§ **What you will do**: Return the material exactly as supplied, apart from the pictures, which are omitted.
- - - - - - -
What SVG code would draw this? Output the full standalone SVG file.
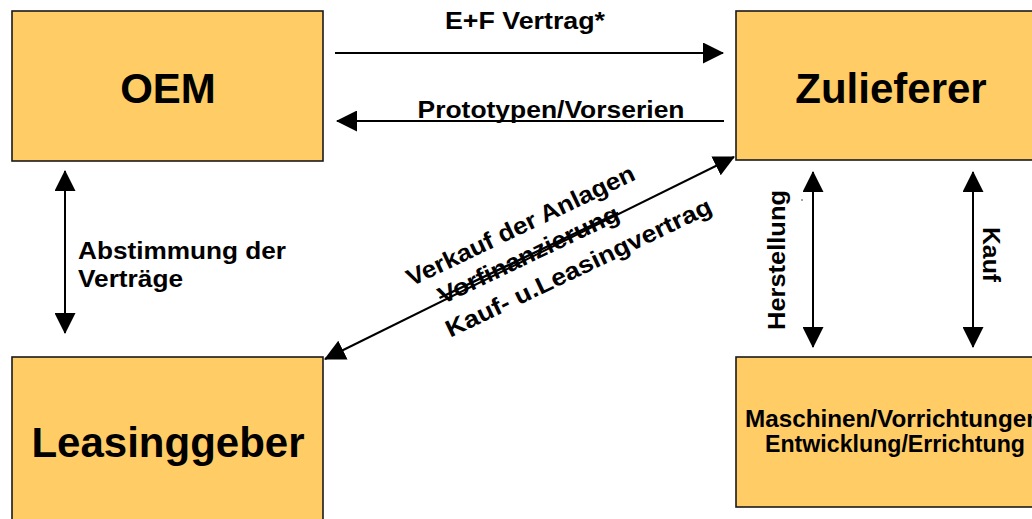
<svg xmlns="http://www.w3.org/2000/svg" width="1032" height="519" viewBox="0 0 1032 519">
<style>
.box{fill:#FFCC66;stroke:#1a1a1a;stroke-width:1.6}
.big{font-family:"Liberation Sans",Arial,sans-serif;font-weight:bold;font-size:42px;fill:#000;text-anchor:middle}
.lbl{font-family:"Liberation Sans",Arial,sans-serif;font-weight:bold;font-size:24px;fill:#000}
.mid{text-anchor:middle}
.con{stroke:#000;stroke-width:2;fill:none}
</style>
<defs>
<marker id="ah" markerUnits="userSpaceOnUse" markerWidth="21" markerHeight="21" refX="20" refY="10.5" orient="auto-start-reverse" viewBox="0 0 21 21">
<path d="M0,0 L21,10.5 L0,21 z" fill="#000"/>
</marker>
</defs>
<rect width="1032" height="519" fill="#fff"/>
<g id="oem"><rect class="box" x="12" y="11" width="311" height="150"/><text class="big" x="168" y="103">OEM</text></g>
<g id="zulieferer"><rect class="box" x="736" y="11" width="310" height="149"/><text class="big" x="891" y="103">Zulieferer</text></g>
<g id="leasinggeber"><rect class="box" x="12" y="357" width="311" height="175"/><text class="big" x="168" y="457">Leasinggeber</text></g>
<g id="maschinen"><rect class="box" x="736" y="357" width="310" height="150"/>
<text class="lbl" x="745" y="427" font-size="23" textLength="296" lengthAdjust="spacingAndGlyphs">Maschinen/Vorrichtungen</text>
<text class="lbl mid" x="895" y="452" font-size="23" textLength="260" lengthAdjust="spacingAndGlyphs">Entwicklung/Errichtung</text></g>
<g id="connectors">
<line class="con" x1="335" y1="53" x2="723" y2="53" marker-end="url(#ah)"/>
<line class="con" x1="724" y1="121" x2="337" y2="121" marker-end="url(#ah)"/>
<line class="con" x1="65" y1="171" x2="65" y2="333" marker-start="url(#ah)" marker-end="url(#ah)"/>
<line class="con" x1="813" y1="172" x2="813" y2="347" marker-start="url(#ah)" marker-end="url(#ah)"/>
<line class="con" x1="973" y1="172" x2="973" y2="347" marker-start="url(#ah)" marker-end="url(#ah)"/>
<line class="con" x1="325" y1="359" x2="734" y2="157" marker-start="url(#ah)" marker-end="url(#ah)"/>
</g>
<g id="labels">
<text class="lbl mid" x="525" y="29" textLength="160" lengthAdjust="spacingAndGlyphs">E+F Vertrag*</text>
<text class="lbl mid" x="551" y="118" font-size="21" textLength="267" lengthAdjust="spacingAndGlyphs">Prototypen/Vorserien</text>
<text class="lbl" x="78" y="259" font-size="25" textLength="208" lengthAdjust="spacingAndGlyphs">Abstimmung der</text>
<text class="lbl" x="78" y="287" font-size="25" textLength="105" lengthAdjust="spacingAndGlyphs">Verträge</text>
<text class="lbl mid" transform="translate(785,260) rotate(-90)" textLength="140" lengthAdjust="spacingAndGlyphs">Herstellung</text>
<text class="lbl mid" transform="translate(983,254.5) rotate(90)" textLength="55" lengthAdjust="spacingAndGlyphs">Kauf</text>
<circle cx="802" cy="200" r="0.8" fill="#333"/>
<text class="lbl mid" font-size="26" transform="translate(524,233) rotate(-25.5)" textLength="250" lengthAdjust="spacingAndGlyphs">Verkauf der Anlagen</text>
<text class="lbl mid" font-size="26" text-decoration="line-through" transform="translate(532,262) rotate(-25.5)" textLength="198" lengthAdjust="spacingAndGlyphs">Vorfinanzierung</text>
<text class="lbl mid" font-size="26" transform="translate(582,275) rotate(-25.5)" textLength="292" lengthAdjust="spacingAndGlyphs">Kauf- u.Leasingvertrag</text>
</g>
</svg>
- - - - - - -
§ **Response to the task**:
What SVG code would draw this? Output the full standalone SVG file.
<svg xmlns="http://www.w3.org/2000/svg" width="1032" height="519" viewBox="0 0 1032 519">
<style>
.box{fill:#FFCC66;stroke:#1a1a1a;stroke-width:1.6}
.big{font-family:"Liberation Sans",Arial,sans-serif;font-weight:bold;font-size:42px;fill:#000;text-anchor:middle}
.lbl{font-family:"Liberation Sans",Arial,sans-serif;font-weight:bold;font-size:24px;fill:#000}
.mid{text-anchor:middle}
.con{stroke:#000;stroke-width:2;fill:none}
</style>
<defs>
<marker id="ah" markerUnits="userSpaceOnUse" markerWidth="21" markerHeight="21" refX="20" refY="10.5" orient="auto-start-reverse" viewBox="0 0 21 21">
<path d="M0,0 L21,10.5 L0,21 z" fill="#000"/>
</marker>
</defs>
<rect width="1032" height="519" fill="#fff"/>
<g id="oem"><rect class="box" x="12" y="11" width="311" height="150"/><text class="big" x="168" y="103">OEM</text></g>
<g id="zulieferer"><rect class="box" x="736" y="11" width="310" height="149"/><text class="big" x="891" y="103">Zulieferer</text></g>
<g id="leasinggeber"><rect class="box" x="12" y="357" width="311" height="175"/><text class="big" x="168" y="457">Leasinggeber</text></g>
<g id="maschinen"><rect class="box" x="736" y="357" width="310" height="150"/>
<text class="lbl" x="745" y="427" font-size="23" textLength="296" lengthAdjust="spacingAndGlyphs">Maschinen/Vorrichtungen</text>
<text class="lbl mid" x="895" y="452" font-size="23" textLength="260" lengthAdjust="spacingAndGlyphs">Entwicklung/Errichtung</text></g>
<g id="connectors">
<line class="con" x1="335" y1="53" x2="723" y2="53" marker-end="url(#ah)"/>
<line class="con" x1="724" y1="121" x2="337" y2="121" marker-end="url(#ah)"/>
<line class="con" x1="65" y1="171" x2="65" y2="333" marker-start="url(#ah)" marker-end="url(#ah)"/>
<line class="con" x1="813" y1="172" x2="813" y2="347" marker-start="url(#ah)" marker-end="url(#ah)"/>
<line class="con" x1="973" y1="172" x2="973" y2="347" marker-start="url(#ah)" marker-end="url(#ah)"/>
<line class="con" x1="325" y1="359" x2="734" y2="157" marker-start="url(#ah)" marker-end="url(#ah)"/>
</g>
<g id="labels">
<text class="lbl mid" x="525" y="29" textLength="160" lengthAdjust="spacingAndGlyphs">E+F Vertrag*</text>
<text class="lbl mid" x="551" y="118" font-size="21" textLength="267" lengthAdjust="spacingAndGlyphs">Prototypen/Vorserien</text>
<text class="lbl" x="78" y="259" font-size="25" textLength="208" lengthAdjust="spacingAndGlyphs">Abstimmung der</text>
<text class="lbl" x="78" y="287" font-size="25" textLength="105" lengthAdjust="spacingAndGlyphs">Verträge</text>
<text class="lbl mid" transform="translate(785,260) rotate(-90)" textLength="140" lengthAdjust="spacingAndGlyphs">Herstellung</text>
<text class="lbl mid" transform="translate(983,254.5) rotate(90)" textLength="55" lengthAdjust="spacingAndGlyphs">Kauf</text>
<circle cx="802" cy="200" r="0.8" fill="#333"/>
<text class="lbl mid" font-size="26" transform="translate(524,233) rotate(-25.5)" textLength="250" lengthAdjust="spacingAndGlyphs">Verkauf der Anlagen</text>
<text class="lbl mid" font-size="26" text-decoration="line-through" transform="translate(532,262) rotate(-25.5)" textLength="198" lengthAdjust="spacingAndGlyphs">Vorfinanzierung</text>
<text class="lbl mid" font-size="26" transform="translate(582,275) rotate(-25.5)" textLength="292" lengthAdjust="spacingAndGlyphs">Kauf- u.Leasingvertrag</text>
</g>
</svg>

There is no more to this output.